Kematian Moro di mata Giuseppe Saragat, bekas Presiden Italia,
adalah suatu tragedi terbesar sejak negeri itu keluar dengan
babak belur dari perang dunia yang terakhir. "Tubuh republik ini
telah tergeletak berdampingan dengan jenazah Moro," kata
Saragat. Lewat layar televisi, Giuseppe Leone, Presiden Italia,
yang masih duduk di istana Quirinal, menyerukan agar rakyat
melawan teroris yang "berusaha menghancurkan negara .... hak-hak
sipil, pekerjaan, aspirasi dan anak-anak kalian.
Tapi seruan dan pernyataan pemimpin Italia yang sudah agak
emosionil itu ternyata tidak lagi terdengar di telinga keluarga
Moro. Eleonora Moro -- seorang bekas guru sekolah yang tidak
pernah tampil dalam kehidupan resmi suaminya -- sudah sejak
puluhan hari sebelum suaminya jadi mayat berseru kepada Leone
agar suka berunding dengan pihak Brigade Merah bagi kemungkinan
pembebasan suaminya. Tapi Leone, para pemimpin PDK maupun PKI
semuanya menolak suatu anjuran berunding dengan pihak penculik.
Uskup Kota Roma
Kekecewaan itulah rupanya yang membawa keluarga Moro -- isteri
dan 4 anak --untuk menolak semua upacara kenegaraan yang
disediakan negara bagi jenazah suaminya. Pemakaman yang amat
sederhana yang hanya dihadiri oleh keluarga dan teman dekat Moro
dilangsungkan di bawah hujan gerimis di desa Apulia, tempat
kelahiran Moro yang letaknya tidak begitu jauh dari kota Roma.

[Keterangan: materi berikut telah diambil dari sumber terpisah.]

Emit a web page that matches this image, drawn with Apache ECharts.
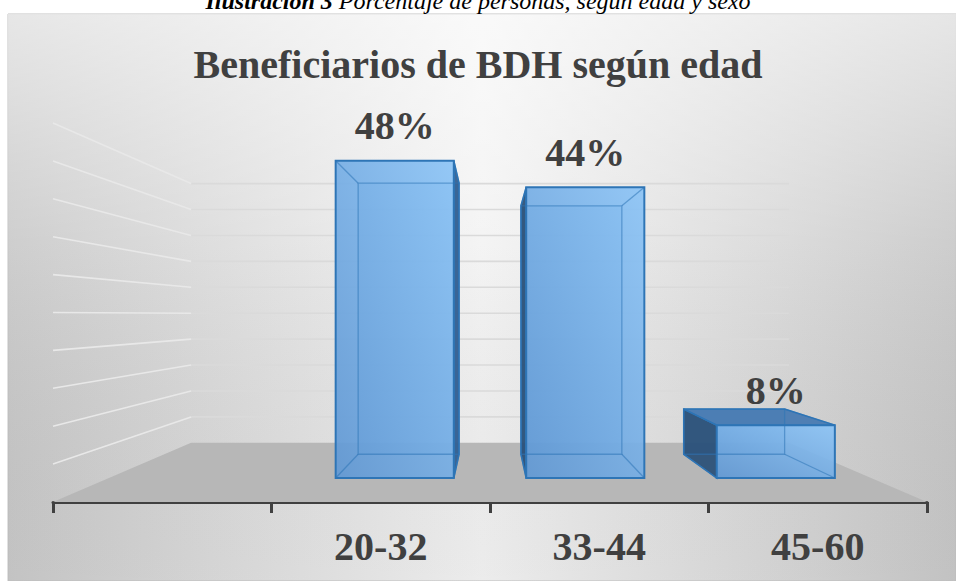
<!DOCTYPE html>
<html>
<head>
<meta charset="utf-8">
<script src="https://cdn.jsdelivr.net/npm/echarts@6/dist/echarts.min.js"></script>
<style>
html,body{margin:0;padding:0;background:#ffffff;}
#chart{width:956px;height:581px;}
</style>
</head>
<body>
<div id="chart"></div>
<script>
// ---- data ----
const categories = ['', '20-32', '33-44', '45-60'];
const values = [null, 48, 44, 8];
const gridValues = [0, 5, 10, 15, 20, 25, 30, 35, 40, 45, 50];
const titleText = 'Beneficiarios de BDH según edad';
const captionBold = 'Ilustración 3';
const captionRest = ' Porcentaje de personas, según edad y sexo';

// ---- style / projection constants ----
const SERIF = '"Liberation Serif", "Times New Roman", Times, serif';
const VP_FRAC = 0.506;      // vanishing point height within grid
const S_WALL = 0.684;       // depth scale of back wall
const S_BAR_FRONT = 0.872;  // depth scale of bar front faces
const S_BAR_BACK = 0.745;   // depth scale of bar back faces
const BAR_FRAC = 0.62;      // bar width as fraction of band

function projector(cs) {
  const vx = cs.x + cs.width / 2;
  const vy = cs.y + cs.height * VP_FRAC;
  return {
    vx: vx, vy: vy,
    p: function (pt, s) { return [vx + (pt[0] - vx) * s, vy + (pt[1] - vy) * s]; }
  };
}

function renderWalls(params, api) {
  const cs = params.coordSys;
  const P = projector(cs);
  const v = api.value(1);
  const y = api.coord([0, v])[1];
  const xl = cs.x, xr = cs.x + cs.width;
  const children = [];
  if (v === 0) {
    children.push({
      type: 'polygon',
      shape: { points: [[xl, y], [xr, y], P.p([xr, y], S_WALL), P.p([xl, y], S_WALL)] },
      style: { fill: '#b7b7b7' }
    });
  } else {
    const bl = P.p([xl, y], S_WALL), br = P.p([xr, y], S_WALL);
    children.push({ type: 'line', shape: { x1: bl[0], y1: bl[1], x2: br[0], y2: br[1] },
      style: { stroke: '#dadada', lineWidth: 1.6 } });
    children.push({ type: 'line', shape: { x1: xl, y1: y, x2: bl[0], y2: bl[1] },
      style: { stroke: '#e8e8e8', lineWidth: 1.6 } });
  }
  return { type: 'group', children: children };
}

function renderBar(params, api) {
  const cs = params.coordSys;
  const P = projector(cs);
  const idx = api.value(0);
  const v = api.value(1);
  const base = api.coord([idx, 0]);
  const topPt = api.coord([idx, v]);
  const bw = api.size([1, 0])[0] * BAR_FRAC;
  const xl = base[0] - bw / 2, xr = base[0] + bw / 2;
  const y0 = base[1], y1 = topPt[1];
  const f = function (pt) { return P.p(pt, S_BAR_FRONT); };
  const b = function (pt) { return P.p(pt, S_BAR_BACK); };
  const F = { tl: f([xl, y1]), tr: f([xr, y1]), br: f([xr, y0]), bl: f([xl, y0]) };
  const B = { tl: b([xl, y1]), tr: b([xr, y1]), br: b([xr, y0]), bl: b([xl, y0]) };
  const edge = '#2e75b6';
  const inner = 'rgba(46,117,182,0.55)';
  const ch = [];
  ch.push({ type: 'polygon', shape: { points: [B.tl, B.tr, B.br, B.bl] },
    style: { fill: 'rgba(91,155,213,0.45)' } });
  if (F.tl[0] > P.vx) {
    ch.push({ type: 'polygon', shape: { points: [F.tl, B.tl, B.bl, F.bl] },
      style: { fill: 'rgba(40,78,118,0.92)', stroke: edge, lineWidth: 1.5 } });
  }
  if (F.tr[0] < P.vx) {
    ch.push({ type: 'polygon', shape: { points: [F.tr, B.tr, B.br, F.br] },
      style: { fill: 'rgba(52,96,145,0.95)', stroke: edge, lineWidth: 1.5 } });
  }
  if (F.tl[1] > P.vy) {
    ch.push({ type: 'polygon', shape: { points: [F.tl, F.tr, B.tr, B.tl] },
      style: { fill: 'rgba(72,122,178,0.95)', stroke: edge, lineWidth: 1.5 } });
  }
  ch.push({ type: 'polygon', shape: { points: [F.tl, F.tr, F.br, F.bl] },
    style: {
      fill: new echarts.graphic.LinearGradient(0, 1, 1, 0, [
        { offset: 0, color: 'rgba(96,152,212,0.92)' },
        { offset: 1, color: 'rgba(140,196,246,0.92)' }
      ])
    } });
  ch.push({ type: 'polygon', shape: { points: [B.tl, B.tr, B.br, B.bl] },
    style: { fill: 'none', stroke: inner, lineWidth: 1.3 } });
  ['tl', 'tr', 'br', 'bl'].forEach(function (k) {
    ch.push({ type: 'line', shape: { x1: F[k][0], y1: F[k][1], x2: B[k][0], y2: B[k][1] },
      style: { stroke: inner, lineWidth: 1.3 } });
  });
  ch.push({ type: 'polygon', shape: { points: [F.tl, F.tr, F.br, F.bl] },
    style: { fill: 'none', stroke: edge, lineWidth: 2 } });
  ch.push({ type: 'text', x: (F.tl[0] + F.tr[0]) / 2, y: F.tl[1] - 35,
    style: { text: v + '%', fontFamily: SERIF, fontWeight: 'bold', fontSize: 40,
      fill: '#404040', align: 'center', verticalAlign: 'middle' } });
  return { type: 'group', children: ch };
}

const chart = echarts.init(document.getElementById('chart'), null, { renderer: 'svg' });
chart.setOption({
  animation: false,
  backgroundColor: '#ffffff',
  title: {
    text: titleText, left: 'center', top: 39,
    textStyle: { fontFamily: SERIF, fontWeight: 'bold', fontSize: 40, color: '#404040', lineHeight: 40 }
  },
  graphic: [
    { type: 'rect', z: -10, shape: { x: 8, y: 14, width: 948, height: 567 },
      style: { fill: new echarts.graphic.LinearGradient(0, 0, 1, 0, [
        { offset: 0, color: '#c9c9c9' }, { offset: 0.5, color: '#f3f3f3' }, { offset: 1, color: '#c8c8c8' }
      ]), stroke: '#c2c2c2', lineWidth: 1 } },
    { type: 'rect', z: -9, shape: { x: 8, y: 14, width: 948, height: 567 },
      style: { fill: new echarts.graphic.LinearGradient(0, 0, 0, 1, [
        { offset: 0, color: 'rgba(255,255,255,0.55)' }, { offset: 0.4, color: 'rgba(255,255,255,0.1)' },
        { offset: 1, color: 'rgba(0,0,0,0.03)' }
      ]) } },
    { type: 'text', x: 478, y: 1, z: 10,
      style: { text: '{b|' + captionBold + '}{n|' + captionRest + '}',
        align: 'center', verticalAlign: 'middle', fill: '#000',
        rich: {
          b: { fontFamily: SERIF, fontStyle: 'italic', fontWeight: 'bold', fontSize: 24, fill: '#000' },
          n: { fontFamily: SERIF, fontStyle: 'italic', fontSize: 24, fill: '#000' }
        } } }
  ],
  grid: { left: 53, right: 29, top: 123, bottom: 79, containLabel: false },
  xAxis: {
    type: 'category', data: categories, boundaryGap: true,
    axisLine: { show: true, lineStyle: { color: '#404040', width: 3 } },
    axisTick: { show: true, length: 11, interval: 0, lineStyle: { color: '#404040', width: 3 } },
    axisLabel: { show: true, interval: 0, margin: 44, verticalAlign: 'middle',
      fontFamily: SERIF, fontWeight: 'bold', fontSize: 40, color: '#404040' },
    splitLine: { show: false }
  },
  yAxis: {
    type: 'value', min: 0, max: 50, interval: 5, show: false,
    splitLine: { show: false }
  },
  series: [
    { type: 'custom', name: 'walls', renderItem: renderWalls, clip: false, silent: true,
      encode: { x: 0, y: 1 }, data: gridValues.map(function (g) { return [0, g]; }), z: 1 },
    { type: 'custom', name: 'Beneficiarios', renderItem: renderBar, clip: false,
      encode: { x: 0, y: 1 },
      data: values.map(function (v, i) { return [i, v]; }).filter(function (d) { return d[1] != null; }), z: 3 }
  ]
});
</script>
</body>
</html>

Rakyat memenuhi halaman dan jalan raya sebuah rumah sakit
universitas tempat jenazah Moro mengalami autopsi dan persiapan
pemakaman. Juga gereja kecil di Apulia dipenuhi manusia. Tapi
suatu suasana sepi yang hening telah terjadi di pemakaman Apulia
tempat Moro menetap untuk selama-lamanya.